Thursday, May 04, 2006

Han fires first!!

I just received the best news I have heard in months, maybe even years. In the middle of the second game of a softball double-header last night, my budddy called me up to tell me that Lucasfilm Ltd. has agreed to finally release the Original Star Wars Trilogy (unaltered, non-special edition) on DVD. To quote Napoleon Dynamite, "yessssssssss."

For the uninitiated (those of you who aren't as patently pathetic and lame as myself), the original trilogy was re-released in theaters in 1997. The films were labeled "Special Edition" because George Lucas had gone back to the original film stock and digitally restored it so that it finally brought to life the grainy VHS versions so many of us had been lugging around for years. However, unbeknownst to most fans during the run-up to the theatrical release, Lucas decided to digitally alter the original films and make what he thought were "improvements." Would Van Gogh ever go back and touch up the Mona Lisa? No, because why mess with perfection. Well George Lucas in all of his megalomaniacal glory had no such reservations and added new non-sequitur scenes (in all three films) to show off the expanding digital capabilities of Industrial Light and Magic, changed the music during the Ewok Celebration at the end of Jedi, and in the most blasphemous of sins altered the Cantina showdown between Han Solo and bounty hunter Greedo.

In the original release, the film immediately establishes what a badass Han Solo is by having him casually blast Greedo, mid-conversation, while sitting in a booth after realizing that the bounty hunter was either going to rob him, kill him, or both. For unfathomable reason, Lucas opted to digitally alter this scene for the "Special Edition" to have Greedo fire his blaster first and then have Han shoot him in an act of self defense thus completely altering the tone of his character. It was one of the worst things I had ever scene and since that time Lucas has maintained that the "Special Editions" represent his ultimate vision for the films and that the original versions would never see the light of day on DVD. Well all that has changed.

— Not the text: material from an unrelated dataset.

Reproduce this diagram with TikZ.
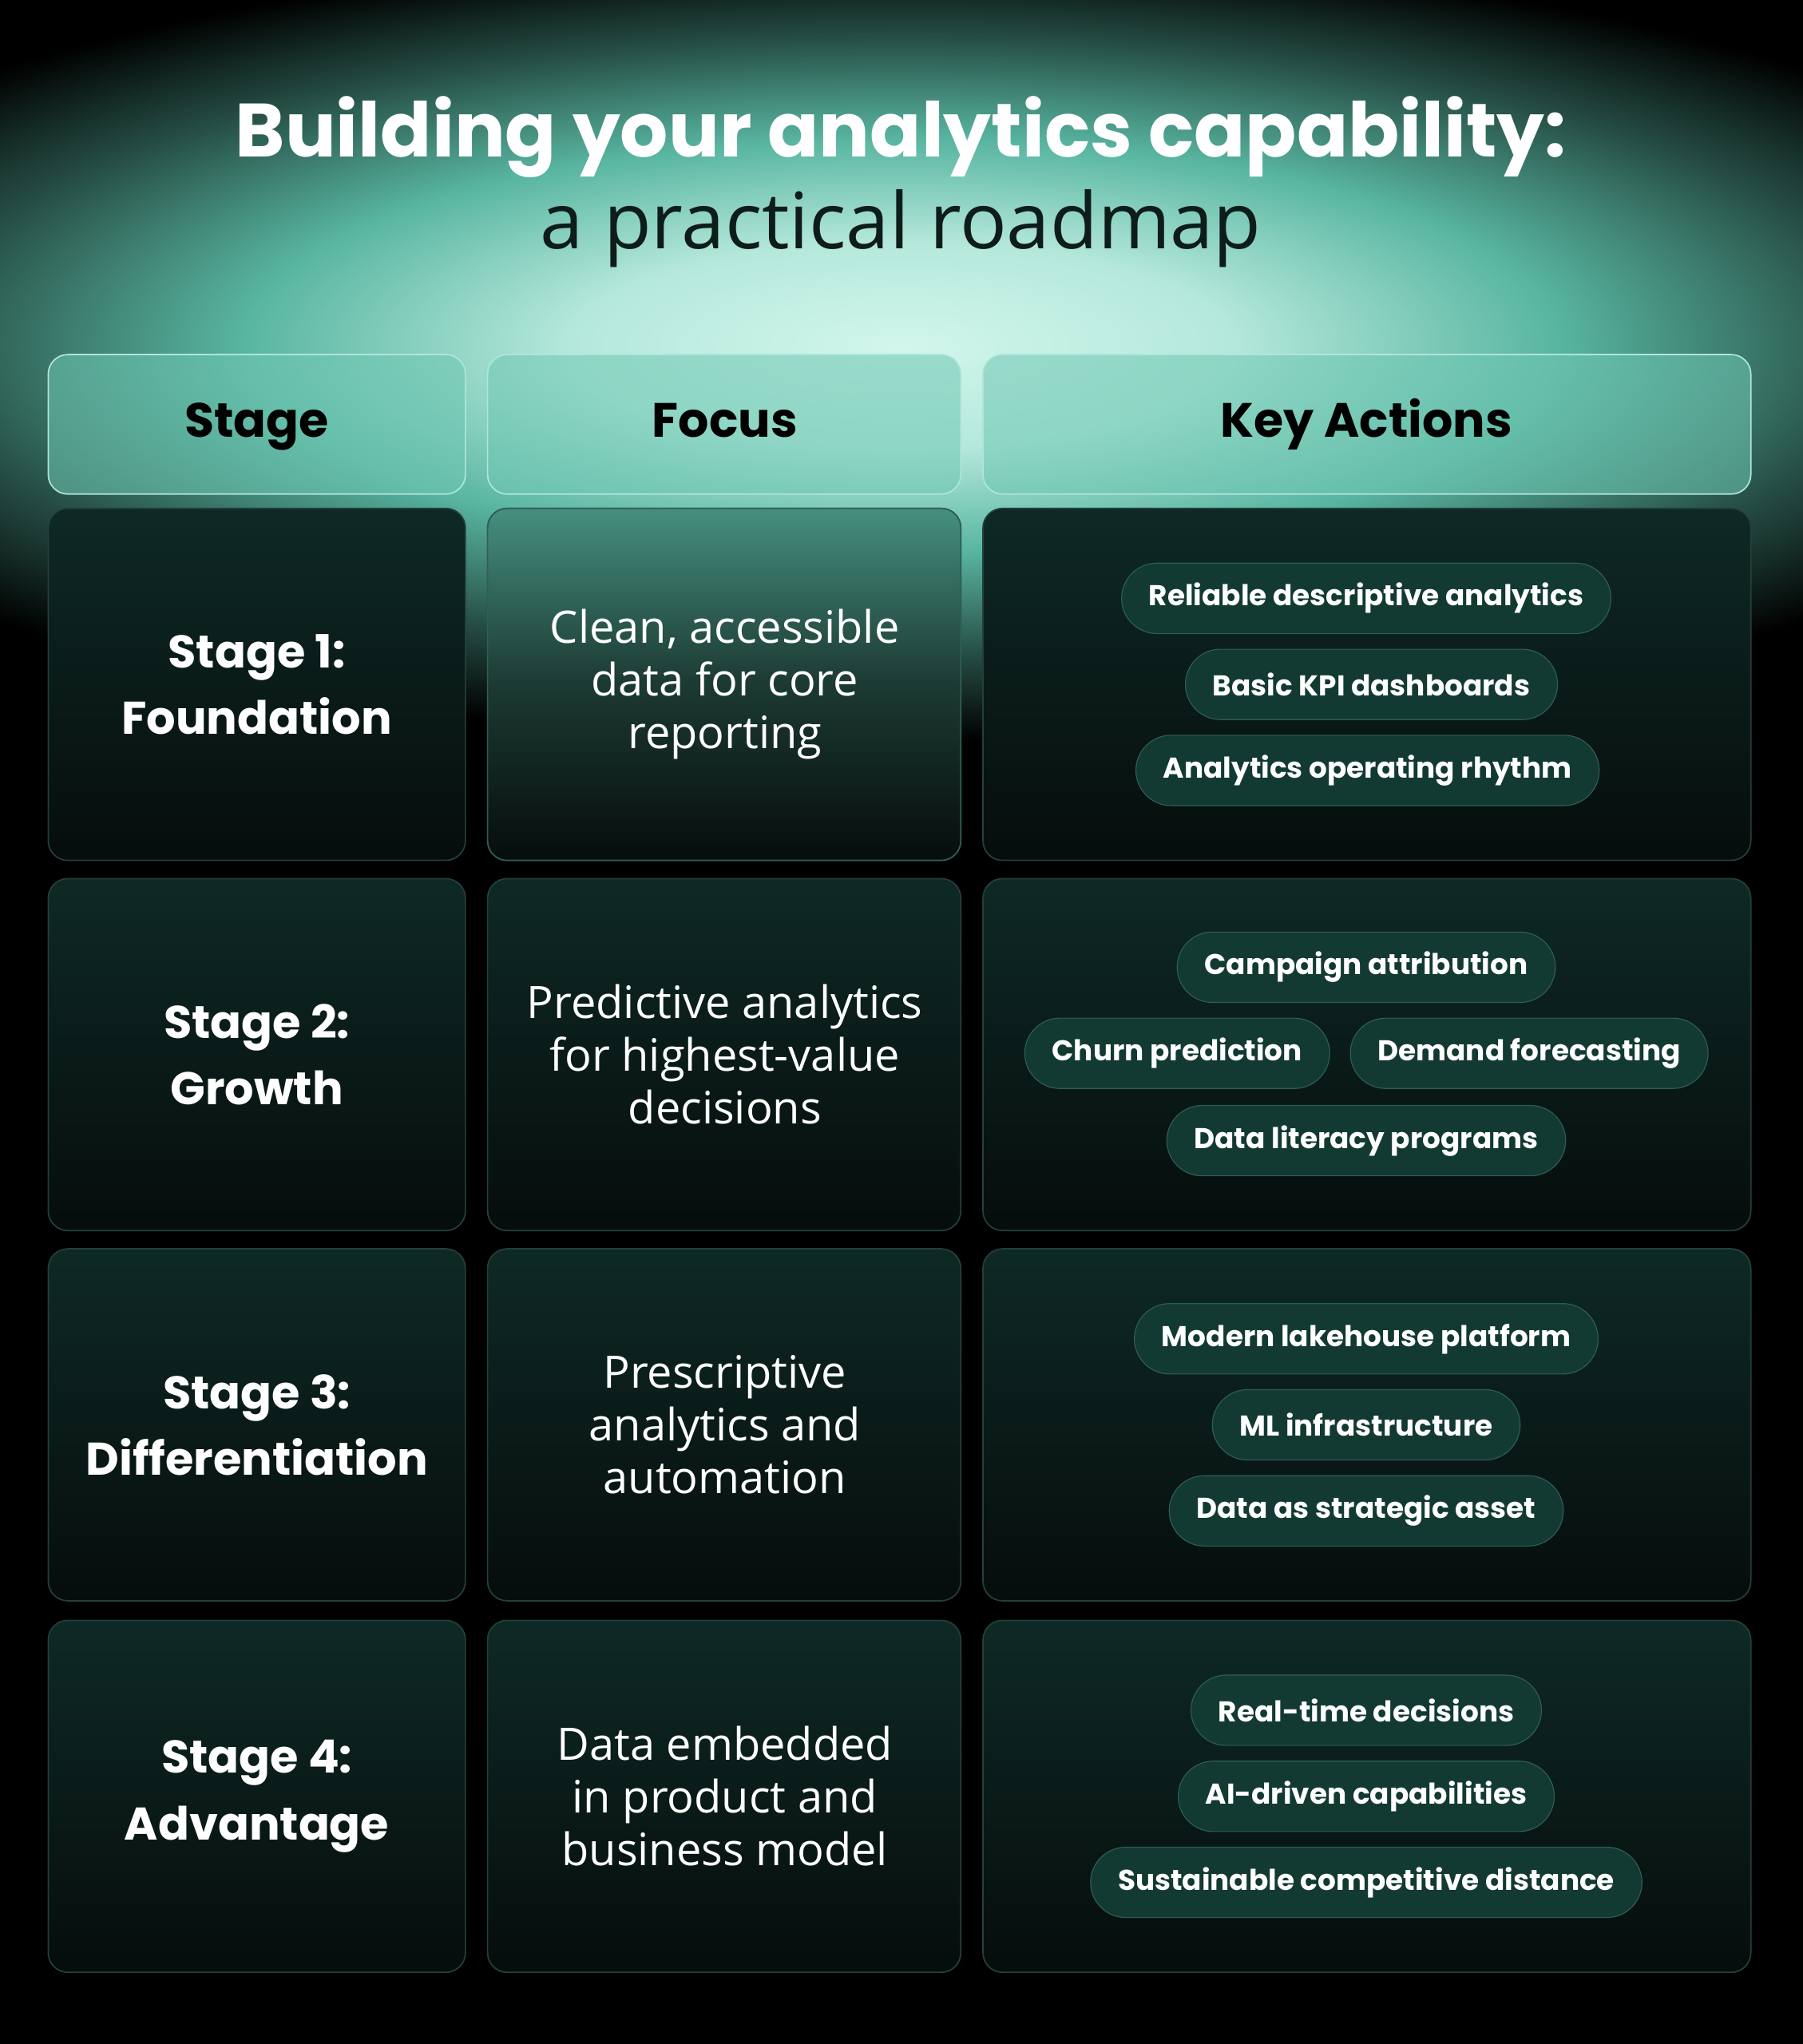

We are finally going to get what every dork has dreamed of for years; the greatest film experience in modern history in pristine digital format in all of its original unspoiled glory. Is this a big deal? Yes, it is fucking huge. For a generation of dorks who grew up ensconced within the culutre of Star Wars, it is such a releief to have a beloved character returned to his rightful place as the baddest muthafucka in the galaxy. (Yes, even badder than Boba Fett.)

3 Comments:

At 5/08/2006 9:29 PM, Anonymous Anonymous said...

Han Badder then da'Fett ??? No way Jack. You are the MAN when you have an entire army composed of your DNA! PLUS Fett's got all the cool toys. Every ensconced dork longs for the gadgets to battle the natural baddassness of da'Han.

 
At 5/10/2006 2:55 PM, Blogger Jason said...

Not to get into an out of control geek dust-up here, but Boba Fett is probably the most overrated character in the Star Wars universe. Besides standing around looking like a badass, did he ever do anything that could be described as "badass?" If I remember correctly, the last time we saw him he was tumbling into the pit of the Mighty Sarlac (to be slowly digested over ten thousand years) after being accidentally knocked in the behind with a quarter-staff. Not too money.

 
At 5/10/2006 10:35 PM, Anonymous Anonymous said...

hmm... Did you see da'Fett die??? My personal theory is that he found the accomodations quite cozy. (deleted sentence here, Elizabeth told me it was too base)

Your boy Solo also gets himself flash frozen. Apparently his freshness just lasts and lasts.